| GIVEN INSTRUCTION |
Copy every line of the records below that holds the word "this".

| EXTRACTED RECORDS |
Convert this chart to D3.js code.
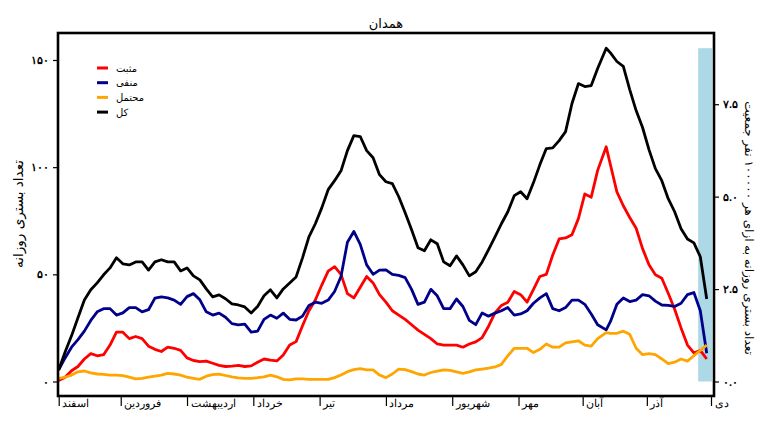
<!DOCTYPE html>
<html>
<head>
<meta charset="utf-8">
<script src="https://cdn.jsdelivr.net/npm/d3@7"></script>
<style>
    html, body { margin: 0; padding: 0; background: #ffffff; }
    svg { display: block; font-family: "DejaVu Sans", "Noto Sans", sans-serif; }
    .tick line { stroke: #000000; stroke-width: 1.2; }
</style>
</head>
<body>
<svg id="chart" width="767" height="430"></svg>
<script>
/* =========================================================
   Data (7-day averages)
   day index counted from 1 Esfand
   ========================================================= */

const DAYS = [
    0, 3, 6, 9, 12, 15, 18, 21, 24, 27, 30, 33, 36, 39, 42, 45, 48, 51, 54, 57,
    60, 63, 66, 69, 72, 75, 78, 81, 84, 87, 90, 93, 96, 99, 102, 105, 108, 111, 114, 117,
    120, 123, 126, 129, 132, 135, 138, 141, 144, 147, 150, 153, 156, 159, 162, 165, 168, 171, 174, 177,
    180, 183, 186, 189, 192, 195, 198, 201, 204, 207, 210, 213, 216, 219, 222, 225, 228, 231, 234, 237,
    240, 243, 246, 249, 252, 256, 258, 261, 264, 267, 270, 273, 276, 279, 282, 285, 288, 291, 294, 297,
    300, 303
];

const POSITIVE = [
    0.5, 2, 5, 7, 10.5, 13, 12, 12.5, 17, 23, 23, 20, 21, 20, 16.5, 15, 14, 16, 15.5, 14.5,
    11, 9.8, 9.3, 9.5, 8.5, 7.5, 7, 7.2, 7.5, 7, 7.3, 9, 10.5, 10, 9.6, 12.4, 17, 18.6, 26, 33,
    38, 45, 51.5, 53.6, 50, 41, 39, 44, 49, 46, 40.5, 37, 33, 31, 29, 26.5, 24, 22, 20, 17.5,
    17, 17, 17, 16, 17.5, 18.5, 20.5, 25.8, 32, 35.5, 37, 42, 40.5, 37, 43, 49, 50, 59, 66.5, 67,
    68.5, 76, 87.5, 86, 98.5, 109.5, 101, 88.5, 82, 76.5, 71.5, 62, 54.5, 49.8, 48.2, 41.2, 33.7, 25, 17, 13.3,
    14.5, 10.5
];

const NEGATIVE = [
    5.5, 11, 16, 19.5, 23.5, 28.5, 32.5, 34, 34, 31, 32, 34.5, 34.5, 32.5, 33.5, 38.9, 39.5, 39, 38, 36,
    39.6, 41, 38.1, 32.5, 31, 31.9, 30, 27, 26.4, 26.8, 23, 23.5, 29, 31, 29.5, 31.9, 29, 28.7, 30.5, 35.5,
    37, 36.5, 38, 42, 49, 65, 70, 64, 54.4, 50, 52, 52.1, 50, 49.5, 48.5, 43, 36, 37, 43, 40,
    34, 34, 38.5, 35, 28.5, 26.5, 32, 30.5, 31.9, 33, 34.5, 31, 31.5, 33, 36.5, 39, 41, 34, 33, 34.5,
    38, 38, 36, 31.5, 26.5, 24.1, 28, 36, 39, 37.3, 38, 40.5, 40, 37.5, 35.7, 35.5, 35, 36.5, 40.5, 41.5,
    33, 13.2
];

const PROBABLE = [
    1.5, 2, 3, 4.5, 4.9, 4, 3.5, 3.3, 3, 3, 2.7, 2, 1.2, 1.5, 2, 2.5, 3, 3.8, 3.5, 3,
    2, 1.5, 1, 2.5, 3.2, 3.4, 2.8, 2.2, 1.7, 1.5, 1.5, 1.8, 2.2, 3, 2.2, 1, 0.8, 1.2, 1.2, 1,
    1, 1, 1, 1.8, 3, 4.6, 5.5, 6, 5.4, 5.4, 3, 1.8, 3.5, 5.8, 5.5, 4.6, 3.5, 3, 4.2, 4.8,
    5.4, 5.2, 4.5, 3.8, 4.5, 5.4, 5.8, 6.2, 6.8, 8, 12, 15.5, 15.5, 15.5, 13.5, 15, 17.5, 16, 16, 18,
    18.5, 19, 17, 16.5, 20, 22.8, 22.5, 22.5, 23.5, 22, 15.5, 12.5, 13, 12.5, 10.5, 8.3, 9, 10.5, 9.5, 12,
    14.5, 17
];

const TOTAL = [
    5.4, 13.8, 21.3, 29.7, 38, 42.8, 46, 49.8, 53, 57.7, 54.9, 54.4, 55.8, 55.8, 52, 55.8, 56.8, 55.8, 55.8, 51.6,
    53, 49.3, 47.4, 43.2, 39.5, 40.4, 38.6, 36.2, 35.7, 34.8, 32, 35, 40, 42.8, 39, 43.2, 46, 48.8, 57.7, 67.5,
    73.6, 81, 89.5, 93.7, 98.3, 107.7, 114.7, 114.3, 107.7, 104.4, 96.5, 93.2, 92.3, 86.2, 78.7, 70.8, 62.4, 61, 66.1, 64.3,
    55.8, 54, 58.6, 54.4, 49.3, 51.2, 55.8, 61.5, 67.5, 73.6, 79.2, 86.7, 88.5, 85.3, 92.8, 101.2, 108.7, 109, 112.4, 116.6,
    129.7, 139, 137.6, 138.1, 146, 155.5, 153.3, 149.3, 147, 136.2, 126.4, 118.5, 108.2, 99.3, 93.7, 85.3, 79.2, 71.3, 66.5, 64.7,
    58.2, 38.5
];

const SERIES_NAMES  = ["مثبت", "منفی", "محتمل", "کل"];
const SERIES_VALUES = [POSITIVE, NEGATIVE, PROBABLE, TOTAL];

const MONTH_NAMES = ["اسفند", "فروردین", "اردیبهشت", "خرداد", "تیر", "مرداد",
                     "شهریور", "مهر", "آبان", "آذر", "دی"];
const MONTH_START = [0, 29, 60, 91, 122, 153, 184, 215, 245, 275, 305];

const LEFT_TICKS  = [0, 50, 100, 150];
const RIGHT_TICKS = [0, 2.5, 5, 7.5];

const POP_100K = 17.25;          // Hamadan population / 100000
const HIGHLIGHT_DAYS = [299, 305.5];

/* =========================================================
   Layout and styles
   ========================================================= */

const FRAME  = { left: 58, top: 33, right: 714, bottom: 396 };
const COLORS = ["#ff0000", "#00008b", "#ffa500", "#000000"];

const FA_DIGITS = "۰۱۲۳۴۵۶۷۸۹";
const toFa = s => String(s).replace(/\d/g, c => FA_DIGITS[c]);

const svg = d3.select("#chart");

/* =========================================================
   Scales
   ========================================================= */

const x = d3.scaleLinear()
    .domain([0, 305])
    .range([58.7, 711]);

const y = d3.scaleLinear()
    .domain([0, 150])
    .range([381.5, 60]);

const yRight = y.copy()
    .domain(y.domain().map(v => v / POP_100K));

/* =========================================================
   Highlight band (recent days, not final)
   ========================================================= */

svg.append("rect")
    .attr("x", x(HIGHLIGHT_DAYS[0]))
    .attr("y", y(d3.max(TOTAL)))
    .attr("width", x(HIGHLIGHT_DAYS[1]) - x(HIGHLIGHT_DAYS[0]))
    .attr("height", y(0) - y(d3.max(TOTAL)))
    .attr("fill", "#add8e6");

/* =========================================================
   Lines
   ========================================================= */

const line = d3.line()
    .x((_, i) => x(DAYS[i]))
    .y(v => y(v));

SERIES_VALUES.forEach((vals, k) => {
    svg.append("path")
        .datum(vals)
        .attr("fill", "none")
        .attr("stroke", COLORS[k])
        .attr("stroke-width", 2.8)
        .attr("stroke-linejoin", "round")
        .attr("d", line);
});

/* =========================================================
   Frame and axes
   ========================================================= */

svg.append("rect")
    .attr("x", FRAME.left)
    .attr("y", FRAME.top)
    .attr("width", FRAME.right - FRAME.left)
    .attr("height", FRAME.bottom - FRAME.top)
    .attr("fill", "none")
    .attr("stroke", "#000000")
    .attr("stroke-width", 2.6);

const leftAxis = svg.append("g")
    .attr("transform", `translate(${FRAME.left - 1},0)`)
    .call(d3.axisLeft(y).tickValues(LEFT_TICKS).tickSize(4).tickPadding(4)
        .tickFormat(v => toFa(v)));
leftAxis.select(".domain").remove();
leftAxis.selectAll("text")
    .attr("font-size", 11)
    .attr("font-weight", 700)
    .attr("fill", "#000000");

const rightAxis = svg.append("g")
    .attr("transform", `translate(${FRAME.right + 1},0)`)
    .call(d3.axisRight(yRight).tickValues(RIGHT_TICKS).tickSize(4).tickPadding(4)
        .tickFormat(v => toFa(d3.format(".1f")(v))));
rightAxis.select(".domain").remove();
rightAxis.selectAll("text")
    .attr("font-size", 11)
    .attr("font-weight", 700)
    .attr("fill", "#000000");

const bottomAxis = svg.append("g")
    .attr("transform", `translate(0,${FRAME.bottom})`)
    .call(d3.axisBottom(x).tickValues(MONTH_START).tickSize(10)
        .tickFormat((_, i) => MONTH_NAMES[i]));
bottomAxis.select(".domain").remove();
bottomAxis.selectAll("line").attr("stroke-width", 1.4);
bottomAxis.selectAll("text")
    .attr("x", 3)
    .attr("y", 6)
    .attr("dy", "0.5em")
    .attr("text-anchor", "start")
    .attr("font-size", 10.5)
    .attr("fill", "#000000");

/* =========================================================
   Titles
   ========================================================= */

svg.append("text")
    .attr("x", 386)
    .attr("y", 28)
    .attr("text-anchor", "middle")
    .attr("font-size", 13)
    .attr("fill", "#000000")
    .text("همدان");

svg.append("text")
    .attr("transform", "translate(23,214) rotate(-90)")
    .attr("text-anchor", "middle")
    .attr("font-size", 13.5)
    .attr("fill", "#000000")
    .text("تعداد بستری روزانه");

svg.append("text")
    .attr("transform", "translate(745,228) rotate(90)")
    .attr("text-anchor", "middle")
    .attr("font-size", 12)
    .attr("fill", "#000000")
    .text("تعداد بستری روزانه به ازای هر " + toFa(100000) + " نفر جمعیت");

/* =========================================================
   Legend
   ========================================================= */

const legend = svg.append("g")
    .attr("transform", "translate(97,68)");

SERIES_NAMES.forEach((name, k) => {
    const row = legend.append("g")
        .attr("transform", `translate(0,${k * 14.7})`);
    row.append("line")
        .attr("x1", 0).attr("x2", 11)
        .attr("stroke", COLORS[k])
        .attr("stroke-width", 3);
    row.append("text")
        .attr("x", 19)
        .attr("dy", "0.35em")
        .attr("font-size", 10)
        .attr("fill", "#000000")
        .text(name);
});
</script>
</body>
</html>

...

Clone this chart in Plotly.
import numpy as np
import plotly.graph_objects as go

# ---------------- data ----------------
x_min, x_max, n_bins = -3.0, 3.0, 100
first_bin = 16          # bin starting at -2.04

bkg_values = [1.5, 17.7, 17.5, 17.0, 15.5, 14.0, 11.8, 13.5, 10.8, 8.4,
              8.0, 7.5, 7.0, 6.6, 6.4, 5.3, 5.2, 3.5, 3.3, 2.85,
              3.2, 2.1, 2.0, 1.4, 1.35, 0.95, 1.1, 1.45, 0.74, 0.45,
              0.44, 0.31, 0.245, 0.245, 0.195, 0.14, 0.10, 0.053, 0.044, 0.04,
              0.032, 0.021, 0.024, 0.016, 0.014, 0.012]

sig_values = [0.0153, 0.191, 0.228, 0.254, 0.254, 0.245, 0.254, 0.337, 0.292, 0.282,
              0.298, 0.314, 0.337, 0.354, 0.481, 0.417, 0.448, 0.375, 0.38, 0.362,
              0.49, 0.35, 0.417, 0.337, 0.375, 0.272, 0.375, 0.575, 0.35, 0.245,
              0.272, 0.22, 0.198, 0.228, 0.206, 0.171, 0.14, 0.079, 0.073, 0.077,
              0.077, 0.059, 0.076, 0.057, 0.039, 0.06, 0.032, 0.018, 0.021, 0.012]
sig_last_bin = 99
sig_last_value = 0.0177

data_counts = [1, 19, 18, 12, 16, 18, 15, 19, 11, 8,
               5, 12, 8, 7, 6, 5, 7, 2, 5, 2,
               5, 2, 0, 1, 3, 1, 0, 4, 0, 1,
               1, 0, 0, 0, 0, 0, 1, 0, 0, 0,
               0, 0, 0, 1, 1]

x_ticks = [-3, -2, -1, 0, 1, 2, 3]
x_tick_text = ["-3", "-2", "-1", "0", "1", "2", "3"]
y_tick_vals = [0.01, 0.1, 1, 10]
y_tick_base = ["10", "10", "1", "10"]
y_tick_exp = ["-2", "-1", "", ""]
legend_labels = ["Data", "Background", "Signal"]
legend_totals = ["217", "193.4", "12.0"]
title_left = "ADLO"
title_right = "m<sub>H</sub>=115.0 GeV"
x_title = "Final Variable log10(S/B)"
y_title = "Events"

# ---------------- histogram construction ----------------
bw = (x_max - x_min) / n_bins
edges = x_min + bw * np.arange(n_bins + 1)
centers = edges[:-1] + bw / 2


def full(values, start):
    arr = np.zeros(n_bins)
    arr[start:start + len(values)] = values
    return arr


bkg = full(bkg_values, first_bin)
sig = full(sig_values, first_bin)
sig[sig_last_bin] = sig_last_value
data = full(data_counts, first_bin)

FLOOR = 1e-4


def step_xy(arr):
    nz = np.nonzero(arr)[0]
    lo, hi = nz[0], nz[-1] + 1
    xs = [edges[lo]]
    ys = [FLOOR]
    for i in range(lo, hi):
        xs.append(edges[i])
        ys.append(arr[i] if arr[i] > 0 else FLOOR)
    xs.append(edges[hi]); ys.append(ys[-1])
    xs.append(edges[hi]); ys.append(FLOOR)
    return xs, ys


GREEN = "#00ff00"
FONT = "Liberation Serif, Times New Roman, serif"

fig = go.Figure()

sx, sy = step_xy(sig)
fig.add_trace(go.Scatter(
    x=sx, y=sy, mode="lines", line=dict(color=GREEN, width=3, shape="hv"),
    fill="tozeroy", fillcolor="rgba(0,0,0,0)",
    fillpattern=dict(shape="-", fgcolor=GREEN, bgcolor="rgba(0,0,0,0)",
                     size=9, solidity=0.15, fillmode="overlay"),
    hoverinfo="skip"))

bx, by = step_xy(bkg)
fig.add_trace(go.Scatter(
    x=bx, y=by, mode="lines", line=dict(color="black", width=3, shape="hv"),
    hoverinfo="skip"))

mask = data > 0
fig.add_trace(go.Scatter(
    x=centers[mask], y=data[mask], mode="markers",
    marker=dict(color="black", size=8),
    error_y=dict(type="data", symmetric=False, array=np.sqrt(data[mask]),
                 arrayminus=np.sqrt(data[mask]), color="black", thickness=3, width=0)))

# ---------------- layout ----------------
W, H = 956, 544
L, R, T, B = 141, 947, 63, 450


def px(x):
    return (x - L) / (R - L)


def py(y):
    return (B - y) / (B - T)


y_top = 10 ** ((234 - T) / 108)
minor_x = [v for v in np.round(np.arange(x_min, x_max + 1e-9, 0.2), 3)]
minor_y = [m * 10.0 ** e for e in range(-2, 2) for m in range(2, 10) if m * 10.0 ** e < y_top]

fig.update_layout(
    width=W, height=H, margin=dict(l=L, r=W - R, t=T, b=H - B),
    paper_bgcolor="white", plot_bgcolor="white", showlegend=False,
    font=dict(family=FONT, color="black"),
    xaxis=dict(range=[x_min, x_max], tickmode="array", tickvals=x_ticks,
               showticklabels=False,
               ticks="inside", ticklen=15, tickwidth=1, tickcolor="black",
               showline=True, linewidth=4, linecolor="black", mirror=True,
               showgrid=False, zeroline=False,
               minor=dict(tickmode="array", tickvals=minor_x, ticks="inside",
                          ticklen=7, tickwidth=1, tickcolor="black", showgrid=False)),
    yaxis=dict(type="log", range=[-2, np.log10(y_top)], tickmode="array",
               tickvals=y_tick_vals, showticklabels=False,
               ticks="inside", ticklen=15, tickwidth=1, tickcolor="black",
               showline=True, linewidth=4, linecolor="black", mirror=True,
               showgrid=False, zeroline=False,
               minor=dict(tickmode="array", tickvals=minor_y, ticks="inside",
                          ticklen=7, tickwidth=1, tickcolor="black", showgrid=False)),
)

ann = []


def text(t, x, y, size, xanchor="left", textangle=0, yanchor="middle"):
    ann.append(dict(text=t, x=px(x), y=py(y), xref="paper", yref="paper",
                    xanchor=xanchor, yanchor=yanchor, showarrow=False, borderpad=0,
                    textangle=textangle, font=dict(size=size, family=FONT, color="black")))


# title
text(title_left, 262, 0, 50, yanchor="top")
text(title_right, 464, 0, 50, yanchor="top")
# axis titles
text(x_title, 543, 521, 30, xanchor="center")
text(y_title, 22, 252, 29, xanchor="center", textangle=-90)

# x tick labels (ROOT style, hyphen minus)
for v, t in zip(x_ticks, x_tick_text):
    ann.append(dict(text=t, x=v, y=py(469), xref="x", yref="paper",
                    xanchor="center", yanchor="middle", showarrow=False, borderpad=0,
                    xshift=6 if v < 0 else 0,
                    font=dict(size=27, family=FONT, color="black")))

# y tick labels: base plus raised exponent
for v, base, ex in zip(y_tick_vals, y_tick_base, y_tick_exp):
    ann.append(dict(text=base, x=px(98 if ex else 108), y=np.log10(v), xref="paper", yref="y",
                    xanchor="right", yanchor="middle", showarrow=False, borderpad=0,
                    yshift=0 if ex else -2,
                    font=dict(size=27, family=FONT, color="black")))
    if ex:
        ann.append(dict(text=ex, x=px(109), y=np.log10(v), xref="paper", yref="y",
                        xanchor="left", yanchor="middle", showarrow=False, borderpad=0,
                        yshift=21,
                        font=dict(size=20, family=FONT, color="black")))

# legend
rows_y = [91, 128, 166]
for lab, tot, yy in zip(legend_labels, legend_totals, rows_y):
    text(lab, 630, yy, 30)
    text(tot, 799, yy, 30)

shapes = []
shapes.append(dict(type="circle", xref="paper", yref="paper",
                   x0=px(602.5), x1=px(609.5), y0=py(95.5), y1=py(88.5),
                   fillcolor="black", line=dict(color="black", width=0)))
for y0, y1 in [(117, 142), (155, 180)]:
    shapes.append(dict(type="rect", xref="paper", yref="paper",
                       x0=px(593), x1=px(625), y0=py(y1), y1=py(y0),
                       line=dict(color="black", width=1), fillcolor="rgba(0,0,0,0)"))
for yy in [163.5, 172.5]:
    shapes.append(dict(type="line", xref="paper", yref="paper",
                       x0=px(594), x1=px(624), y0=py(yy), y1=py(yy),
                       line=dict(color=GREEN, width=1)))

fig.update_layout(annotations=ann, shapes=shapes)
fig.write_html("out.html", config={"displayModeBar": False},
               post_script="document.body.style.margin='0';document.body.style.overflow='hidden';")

| RESPONSE TO THE EXERCISE |
Convert this chart to D3.js code.
Clone this chart in Plotly.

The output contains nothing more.